Folding kings the weak-tight way

So I haven't quite painted the picture of the play at the Card Room. The most glaring mistakes are made in multi-way pots (and we almost never have a heads-up flop). If you flop bottom or middle pair in a 5- or 6-way pot, in first position, do you bet into the field?

Everybody at the Card Room does.

Oh, and maybe 20% of the room understands the concepts of pot odds. It's all I can do not to laugh when somebody min-raises out of the big blind after 5 people have limped in. Another interesting thing about playing at the Card Room is that while I'm dealing there, I learn a lot of tendencies, without people learning my habit at the same time.

So when I'm not at a table with Tarheel, there are few people in the game that I actually respect. Cliff, who says next to nothing, is one of them. He was UTG for this hand, and had about the same stack I did, $200 or so. He raised the $2 big blind to $10. I was right next to him, and repopped it to $25 holding kings, mentioning something about clearing the riffraff out.

Scummy Guy at the end of the table, on the button perhaps, calls my $25 cold. So much for clearing the riffraff out. When it got back to Cliff, he made it $75 total.

"Cliff's good, and he's tight, and he knows I'm the same. Can he make that raise with queens? I don't think he can. Him having the other two kings is a mathematical improbability. I'm sure enough that he's got aces that I'm going to fold now."

And show my coworker, Brandon, who's playing right next to me.

Scummy Guy got all in with Cliff, and the flop was paired with two diamonds. 755 or something like that. The turn and river were running diamonds, with the river being the ace of diamonds. At this point, I thought I might look like an ass... that Cliff has queens, or the other two kings. It sure looks like he hates that river ace, or the diamonds.

It turns out that Cliff actually had the aces.
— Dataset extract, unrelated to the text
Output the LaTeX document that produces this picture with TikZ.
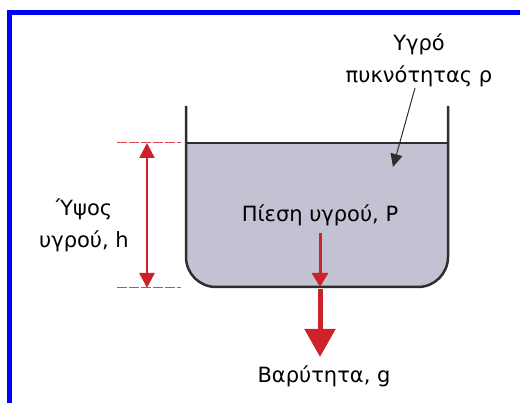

He was slow to show his hand because he didn't see the board pair, and thought that any diamond had him beat. Scummy Guy did have red sixes, but Cliff's aces-full boat was the winner.

And then I did something that is indicative of my poker personality. I showed the rest of the table my kings that I folded. (They were away from the muck.) I also told Cliff that my current stack would be his if I respected his game less.
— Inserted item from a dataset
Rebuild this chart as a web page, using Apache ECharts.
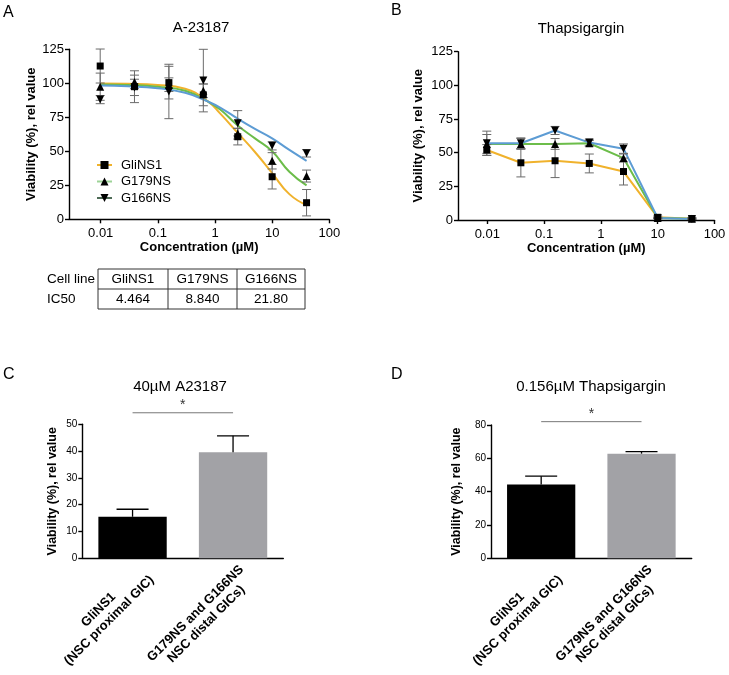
<!DOCTYPE html>
<html><head><meta charset="utf-8">
<script src="https://cdn.jsdelivr.net/npm/echarts@6/dist/echarts.min.js"></script>
<style>html,body{margin:0;padding:0;background:#fff}#c{width:729px;height:675px}</style>
</head><body><div id="c"></div>
<script>
// ---------- data ----------
const seriesNames = ['GliNS1', 'G179NS', 'G166NS'];
const concentrations = [0.0098, 0.039, 0.156, 0.625, 2.5, 10, 40];
const logTicks = [0.01, 0.1, 1, 10, 100];

// Panel A: A-23187 (mean, error)
const aGliNS1 = [112.7, 97.5, 100.5, 91.5, 60.7, 31.3, 12.2];
const aGliNS1Err = [12.5, 11.7, 12, 8, 6, 9, 9.7];
const aG179NS = [97.5, 101, 99, 94.5, 63, 43, 31.8];
const aG179NSErr = [10, 5, 5, 5, 4, 6, 4.4];
const aG166NS = [88, 97, 94, 102, 70.6, 54, 48.5];
const aG166NSErr = [3, 6, 20, 23, 9.3, 3, 2.7];

// Panel A fitted curves
const fitX = [0.0098, 0.03, 0.1, 0.3, 0.76, 1.25, 2.5, 5, 10, 20, 40];
const fitGliNS1 = [99.8, 99.6, 98.8, 96, 86.5, 77.5, 63.5, 49.5, 34, 18.5, 10.5];
const fitG179NS = [99.2, 98.8, 97.5, 94.5, 86.5, 80.5, 69, 59.5, 50, 35, 25];
const fitG166NS = [98.3, 97.8, 96.3, 93, 86.5, 82, 74, 66.5, 59.5, 51, 43];

// Panel B: Thapsigargin
const bGliNS1 = [52, 42.5, 44, 42, 36, 2, 1];
const bGliNS1Err = [4, 10.5, 12.5, 7, 10, 1, 0.5];
const bG179NS = [56.5, 56.5, 56.5, 57, 46, 1.5, 1];
const bG179NSErr = [7, 4, 4, 2, 3, 0.5, 0.5];
const bG166NS = [57, 57, 66.5, 57.5, 53, 1.5, 0.8];
const bG166NSErr = [9, 4, 3, 2.5, 3.5, 0.5, 0.5];

// IC50 table
const tableHeader = ['Cell line', 'GliNS1', 'G179NS', 'G166NS'];
const tableRowLabel = 'IC50';
const ic50Values = ['4.464', '8.840', '21.80'];

// Panels C, D
const barCategories = ['GliNS1\n(NSC proximal GIC)', 'G179NS and G166NS\nNSC distal GICs)'];
const barC = [15.5, 39.6];
const barCErr = [2.8, 6.1];
const barD = [44.3, 62.8];
const barDErr = [5.0, 1.2];
const sigC = 54.3;
const sigD = 82;

// ---------- styling ----------
const FONT = 'Liberation Sans, Arial, sans-serif';
const YEL = '#F0B22C', GRN = '#6CBD4A', BLU = '#5D9CD4';
const lineColors = [YEL, GRN, BLU];
const legendLineColors = [YEL, '#9DD397', '#4E6B56'];
const symbols = ['rect', 'triangle', 'triangle'];
const symRot = [0, 0, 180];
const symSize = [7, 8, 8];

const chart = echarts.init(document.getElementById('c'), null, {renderer: 'canvas'});

// measure label widths for centred multi-line rotated labels
const mctx = document.createElement('canvas').getContext('2d');
mctx.font = 'bold 13px "Liberation Sans", Arial, sans-serif';
const labelWidths = barCategories.map(c => Math.ceil(Math.max(...c.split('\n').map(s => mctx.measureText(s).width))));
const labelRich = {};
labelWidths.forEach((w, i) => {
  labelRich['a' + i] = {width: w, align: 'center', fontSize: 13, fontWeight: 'bold', fontFamily: FONT, color: '#000', lineHeight: 15};
});

function logLabel(v) {
  const l = Math.log10(v);
  if (Math.abs(l - Math.round(l)) > 1e-6) return '';
  const r = Math.round(l);
  return r < 0 ? (Math.pow(10, r)).toFixed(-r) : String(Math.pow(10, r));
}

function errSeries(xi, yi, xs, means, errs) {
  return {
    type: 'custom', xAxisIndex: xi, yAxisIndex: yi, silent: true, z: 3,
    data: xs.map((x, i) => [x, means[i] - errs[i], means[i] + errs[i]]),
    encode: {x: 0, y: [1, 2]},
    renderItem(params, api) {
      const lo = api.coord([api.value(0), api.value(1)]);
      const hi = api.coord([api.value(0), api.value(2)]);
      const w = 4.5, st = {stroke: '#6a6a6a', lineWidth: 1};
      return {type: 'group', children: [
        {type: 'line', shape: {x1: lo[0], y1: lo[1], x2: hi[0], y2: hi[1]}, style: st},
        {type: 'line', shape: {x1: lo[0] - w, y1: lo[1], x2: lo[0] + w, y2: lo[1]}, style: st},
        {type: 'line', shape: {x1: hi[0] - w, y1: hi[1], x2: hi[0] + w, y2: hi[1]}, style: st}
      ]};
    }
  };
}

function barErrSeries(xi, yi, means, errs) {
  return {
    type: 'custom', xAxisIndex: xi, yAxisIndex: yi, silent: true, z: 3,
    data: means.map((m, i) => [i, m, m + errs[i]]),
    encode: {x: 0, y: [1, 2]},
    renderItem(params, api) {
      const lo = api.coord([api.value(0), api.value(1)]);
      const hi = api.coord([api.value(0), api.value(2)]);
      const w = 16, st = {stroke: '#000', lineWidth: 1.3};
      return {type: 'group', children: [
        {type: 'line', shape: {x1: lo[0], y1: lo[1], x2: hi[0], y2: hi[1]}, style: st},
        {type: 'line', shape: {x1: hi[0] - w, y1: hi[1], x2: hi[0] + w, y2: hi[1]}, style: st}
      ]};
    }
  };
}

function sigSeries(xi, yi, level) {
  return {
    type: 'custom', xAxisIndex: xi, yAxisIndex: yi, silent: true, z: 3, clip: false,
    data: [[0, 1, level]],
    encode: {x: 0, y: 2},
    renderItem(params, api) {
      const a = api.coord([0, api.value(2)]);
      const b = api.coord([1, api.value(2)]);
      return {type: 'group', children: [
        {type: 'line', shape: {x1: a[0], y1: a[1], x2: b[0], y2: b[1]}, style: {stroke: '#777', lineWidth: 1}},
        {type: 'text', style: {text: '*', x: (a[0] + b[0]) / 2, y: a[1] - 1, align: 'center', verticalAlign: 'bottom', fontSize: 14, fontFamily: FONT, fill: '#333'}}
      ]};
    }
  };
}

const axisLine = {lineStyle: {color: '#000', width: 1.4}};
const axisTick = {length: 4, lineStyle: {color: '#000', width: 1.4}};

function logXAxis(gi, min) {
  return {
    type: 'log', logBase: 10, gridIndex: gi, min: min, max: 100,
    axisLine, axisTick: Object.assign({customValues: logTicks}, axisTick),
    splitLine: {show: false}, minorTick: {show: false},
    axisLabel: {customValues: logTicks, formatter: logLabel, fontSize: 13, fontFamily: FONT, color: '#000', margin: 8},
    name: 'Concentration (µM)', nameLocation: 'middle', nameGap: 21,
    nameTextStyle: {fontSize: 13, fontWeight: 'bold', fontFamily: FONT, color: '#000'}
  };
}
function valYAxis(gi, max, interval, fs, gap, nfs) {
  return {
    type: 'value', gridIndex: gi, min: 0, max: max, interval: interval,
    axisLine: Object.assign({show: true}, axisLine), axisTick: Object.assign({show: true}, axisTick),
    splitLine: {show: false},
    axisLabel: {fontSize: fs, fontFamily: FONT, color: '#000', margin: 5},
    name: 'Viability (%), rel value', nameLocation: 'middle', nameGap: gap,
    nameTextStyle: {fontSize: nfs, fontWeight: 'bold', fontFamily: FONT, color: '#000'}
  };
}
function catXAxis(gi) {
  return {
    type: 'category', gridIndex: gi, data: barCategories,
    axisLine, axisTick: {show: false},
    axisLabel: {
      interval: 0, rotate: 45, margin: 0, verticalAlign: 'top', padding: [5, 0, 0, 0],
      formatter: (v, idx) => v.split('\n').map(s => '{a' + idx + '|' + s + '}').join('\n'),
      rich: labelRich
    }
  };
}

const aMeans = [aGliNS1, aG179NS, aG166NS], aErrs = [aGliNS1Err, aG179NSErr, aG166NSErr];
const bMeans = [bGliNS1, bG179NS, bG166NS], bErrs = [bGliNS1Err, bG179NSErr, bG166NSErr];
const fits = [fitGliNS1, fitG179NS, fitG166NS];

const series = [];
fits.forEach((f, i) => series.push({
  type: 'line', name: seriesNames[i] + ' fit', xAxisIndex: 0, yAxisIndex: 0, smooth: 0.5,
  symbol: 'none', silent: true, z: 2,
  data: fitX.map((x, j) => [x, f[j]]),
  lineStyle: {color: lineColors[i], width: 2}
}));
aMeans.forEach((m, i) => series.push(errSeries(0, 0, concentrations, m, aErrs[i])));
aMeans.forEach((m, i) => series.push({
  type: 'line', name: seriesNames[i], xAxisIndex: 0, yAxisIndex: 0, z: 4,
  symbol: symbols[i], symbolRotate: symRot[i], symbolSize: symSize[i],
  itemStyle: {color: '#000'}, lineStyle: {opacity: 0, color: legendLineColors[i]},
  data: concentrations.map((x, j) => [x, m[j]])
}));
bMeans.forEach((m, i) => series.push({
  type: 'line', name: 'B ' + seriesNames[i], xAxisIndex: 1, yAxisIndex: 1, z: 2,
  symbol: 'none', silent: true,
  lineStyle: {color: lineColors[i], width: 2},
  data: concentrations.map((x, j) => [x, m[j]])
}));
bMeans.forEach((m, i) => series.push(errSeries(1, 1, concentrations, m, bErrs[i])));
bMeans.forEach((m, i) => series.push({
  type: 'scatter', name: 'Bm ' + seriesNames[i], xAxisIndex: 1, yAxisIndex: 1, z: 4,
  symbol: symbols[i], symbolRotate: symRot[i], symbolSize: symSize[i],
  itemStyle: {color: '#000', opacity: 1},
  data: concentrations.map((x, j) => [x, m[j]])
}));
const barColors = ['#000000', '#A2A2A6'];
[[2, barC, barCErr, sigC], [3, barD, barDErr, sigD]].forEach(([g, vals, errs, sig]) => {
  series.push({
    type: 'bar', xAxisIndex: g, yAxisIndex: g, barWidth: '68%', silent: true, z: 2,
    data: vals.map((v, i) => ({value: v, itemStyle: {color: barColors[i]}}))
  });
  series.push(barErrSeries(g, g, vals, errs));
  series.push(sigSeries(g, g, sig));
});

const titleStyle = {fontSize: 15, fontWeight: 'normal', fontFamily: FONT, color: '#000'};
const letterStyle = {fontSize: 16, fontWeight: 'normal', fontFamily: FONT, color: '#000'};

// IC50 table
const tx = [98, 168, 237, 305], ty = [269, 289, 309];
const tableGraphics = [];
const ts = {stroke: '#333', lineWidth: 1};
tableGraphics.push({type: 'rect', shape: {x: tx[0], y: ty[0], width: tx[3] - tx[0], height: ty[2] - ty[0]}, style: {fill: 'none', stroke: '#333', lineWidth: 1}});
tableGraphics.push({type: 'line', shape: {x1: tx[0], y1: ty[1], x2: tx[3], y2: ty[1]}, style: ts});
[1, 2].forEach(k => tableGraphics.push({type: 'line', shape: {x1: tx[k], y1: ty[0], x2: tx[k], y2: ty[2]}, style: ts}));
const cellFont = {fontSize: 13.5, fontFamily: FONT, fill: '#000'};
tableGraphics.push({type: 'text', x: 47, y: (ty[0] + ty[1]) / 2, style: Object.assign({text: tableHeader[0], verticalAlign: 'middle', align: 'left'}, cellFont)});
tableGraphics.push({type: 'text', x: 47, y: (ty[1] + ty[2]) / 2, style: Object.assign({text: tableRowLabel, verticalAlign: 'middle', align: 'left'}, cellFont)});
for (let k = 0; k < 3; k++) {
  const cx = (tx[k] + tx[k + 1]) / 2;
  tableGraphics.push({type: 'text', x: cx, y: (ty[0] + ty[1]) / 2, style: Object.assign({text: tableHeader[k + 1], verticalAlign: 'middle', align: 'center'}, cellFont)});
  tableGraphics.push({type: 'text', x: cx, y: (ty[1] + ty[2]) / 2, style: Object.assign({text: ic50Values[k], verticalAlign: 'middle', align: 'center'}, cellFont)});
}

const gridBase = {outerBoundsMode: 'none', containLabel: false};
const option = {
  animation: false,
  backgroundColor: '#fff',
  title: [
    {text: 'A', left: 3, top: 5, padding: 0, textStyle: letterStyle},
    {text: 'B', left: 391, top: 3, padding: 0, textStyle: letterStyle},
    {text: 'C', left: 3, top: 367, padding: 0, textStyle: letterStyle},
    {text: 'D', left: 391, top: 367, padding: 0, textStyle: letterStyle},
    {text: 'A-23187', left: 201, top: 20.5, textAlign: 'center', padding: 0, textStyle: titleStyle},
    {text: 'Thapsigargin', left: 581, top: 21, textAlign: 'center', padding: 0, textStyle: titleStyle},
    {text: '40µM A23187', left: 180, top: 379.5, textAlign: 'center', padding: 0, textStyle: titleStyle},
    {text: '0.156µM Thapsigargin', left: 591, top: 379, textAlign: 'center', padding: 0, textStyle: titleStyle}
  ],
  legend: {
    left: 91, top: 153, orient: 'vertical', itemWidth: 15, itemHeight: 10, itemGap: 2.5,
    selectedMode: false,
    textStyle: {fontSize: 13, fontFamily: FONT, color: '#000', lineHeight: 14, padding: [0, 0, 0, 4]},
    data: seriesNames.map((n, i) => ({name: n, lineStyle: {color: legendLineColors[i], opacity: 1, width: 2}}))
  },
  grid: [
    Object.assign({left: 69, top: 49.3, width: 260.3, height: 170}, gridBase),
    Object.assign({left: 458, top: 51.7, width: 256.5, height: 168.3}, gridBase),
    Object.assign({left: 82.3, top: 424.3, width: 201, height: 134}, gridBase),
    Object.assign({left: 491, top: 425, width: 200.7, height: 133.3}, gridBase)
  ],
  xAxis: [logXAxis(0, 0.002789), logXAxis(1, 0.00305), catXAxis(2), catXAxis(3)],
  yAxis: [
    valYAxis(0, 125, 25, 13, 30, 13),
    valYAxis(1, 125, 25, 13, 33, 13),
    valYAxis(2, 50, 10, 10, 23.5, 12.5),
    valYAxis(3, 80, 20, 10, 27.5, 12.5)
  ],
  graphic: tableGraphics,
  series: series
};
chart.setOption(option);
</script>
</body></html>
I'm not sure what it is about me, but when it comes to poker, I have a pathological need to be right, or to show everybody else that I was right. Early in my poker playing, I was insanely weak - any raise would get me to fold a medium-strength hand. I hated being wrong, showing down a loser. I've slowly overcome that tendency, and I'm much less adverse to making a mistake or to being wrong.

This hand also reminds me of my infamous "I flopped a straight flush, and folded on the turn, correctly" post. Not only because I folded a strong hand to an even stronger one, but because I just had to know. And I had to be right.

I was a math nerd growing up. The answers were always absolute. When I figured out that x = y + 3, that was the answer. There was a lot more certainty involved when I used to say "I aced that math test", than when I thought I did well on an English composition. Perhaps that's what I lovc about poker - you never have all the information when you make your decisions.